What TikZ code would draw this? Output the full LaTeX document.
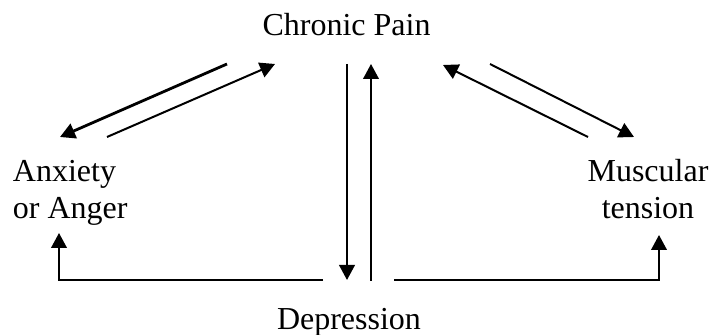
\documentclass[tikz,border=0pt]{standalone}
\usepackage{fontspec}
\setmainfont{Liberation Serif}
\usetikzlibrary{arrows.meta}

\tikzset{
  lbl/.style={inner sep=0.75pt, font=\fontsize{16}{18.5}\selectfont},
  link/.style={line width=1pt, -{Triangle[length=7.5pt,width=7.8pt]}},
}

\begin{document}
\begin{tikzpicture}[x=0.5pt,y=0.5pt,yscale=-1,xscale=1]
%set diagram size to the 711 x 335 frame
\useasboundingbox (0,0) rectangle (711,335);

% Text Node
\node (pain) [lbl, anchor=base] at (346.5,36) {Chronic Pain};
% Text Node
\node (anx) [lbl, anchor=base west, align=left] at (11,219) {Anxiety\\or Anger};
% Text Node
\node (mus) [lbl, anchor=base, align=center] at (648,219) {Muscular\\tension};
% Text Node
\node (dep) [lbl, anchor=base] at (349,330) {Depression};

%Ends of the arrows
\coordinate (painA) at (227,64);   \coordinate (anxA) at (60,137);
\coordinate (anxB) at (107,137);   \coordinate (painB) at (275,64);
\coordinate (painC) at (347,64);   \coordinate (depC) at (347,280);
\coordinate (depD) at (371,281);   \coordinate (painD) at (371,64);
\coordinate (musE) at (588,137);   \coordinate (painE) at (443,65);
\coordinate (painF) at (490,64);   \coordinate (musF) at (634,137);
\coordinate (depG) at (323,280);   \coordinate (anxG) at (59,233);
\coordinate (depH) at (394,280);   \coordinate (musH) at (659,235);

%Straight Lines
\draw [link, line width=1.4pt] (painA) -- (anxA);
\draw [link] (anxB) -- (painB);
%Straight Lines
\draw [link] (painC) -- (depC);
\draw [link] (depD) -- (painD);
%Straight Lines
\draw [link] (musE) -- (painE);
\draw [link] (painF) -- (musF);
%Straight Lines
\draw [link] (depG) -| (anxG);
\draw [link] (depH) -| (musH);

\end{tikzpicture}
\end{document}
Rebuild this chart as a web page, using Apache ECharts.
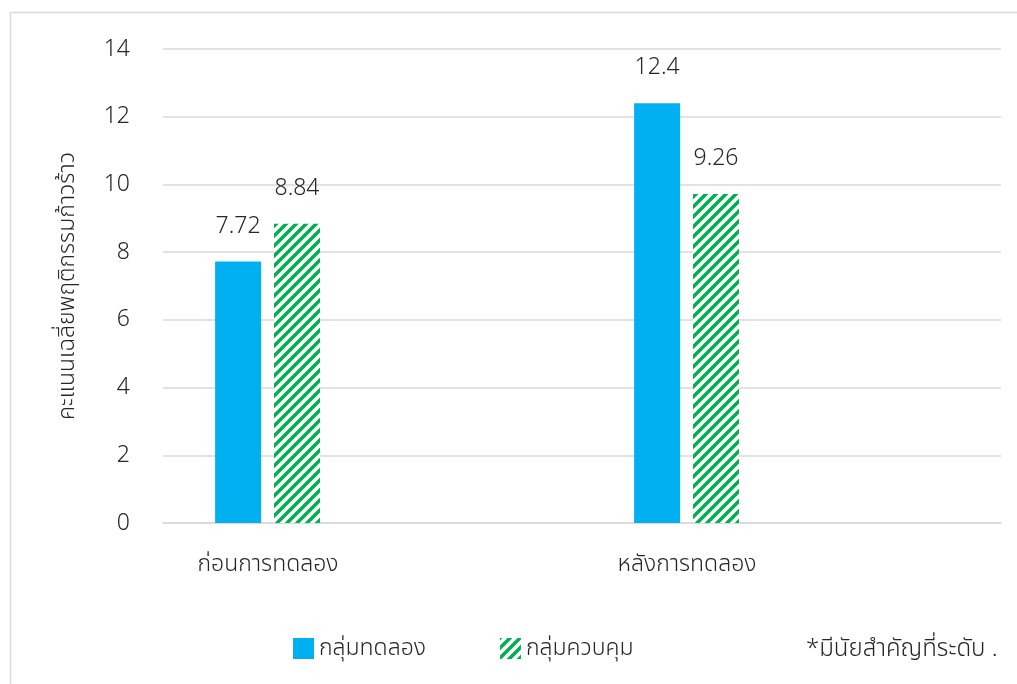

DO THIS. Working from the lines above, reproduce the material exactly and exclude its pictures.

THE RESPONSE.
What TikZ code would draw this? Output the full LaTeX document.
\documentclass[tikz,border=0pt]{standalone}
\usepackage{fontspec}
\setmainfont{Liberation Serif}
\usetikzlibrary{arrows.meta}

\tikzset{
  lbl/.style={inner sep=0.75pt, font=\fontsize{16}{18.5}\selectfont},
  link/.style={line width=1pt, -{Triangle[length=7.5pt,width=7.8pt]}},
}

\begin{document}
\begin{tikzpicture}[x=0.5pt,y=0.5pt,yscale=-1,xscale=1]
%set diagram size to the 711 x 335 frame
\useasboundingbox (0,0) rectangle (711,335);

% Text Node
\node (pain) [lbl, anchor=base] at (346.5,36) {Chronic Pain};
% Text Node
\node (anx) [lbl, anchor=base west, align=left] at (11,219) {Anxiety\\or Anger};
% Text Node
\node (mus) [lbl, anchor=base, align=center] at (648,219) {Muscular\\tension};
% Text Node
\node (dep) [lbl, anchor=base] at (349,330) {Depression};

%Ends of the arrows
\coordinate (painA) at (227,64);   \coordinate (anxA) at (60,137);
\coordinate (anxB) at (107,137);   \coordinate (painB) at (275,64);
\coordinate (painC) at (347,64);   \coordinate (depC) at (347,280);
\coordinate (depD) at (371,281);   \coordinate (painD) at (371,64);
\coordinate (musE) at (588,137);   \coordinate (painE) at (443,65);
\coordinate (painF) at (490,64);   \coordinate (musF) at (634,137);
\coordinate (depG) at (323,280);   \coordinate (anxG) at (59,233);
\coordinate (depH) at (394,280);   \coordinate (musH) at (659,235);

%Straight Lines
\draw [link, line width=1.4pt] (painA) -- (anxA);
\draw [link] (anxB) -- (painB);
%Straight Lines
\draw [link] (painC) -- (depC);
\draw [link] (depD) -- (painD);
%Straight Lines
\draw [link] (musE) -- (painE);
\draw [link] (painF) -- (musF);
%Straight Lines
\draw [link] (depG) -| (anxG);
\draw [link] (depH) -| (musH);

\end{tikzpicture}
\end{document}
Rebuild this chart as a web page, using Apache ECharts.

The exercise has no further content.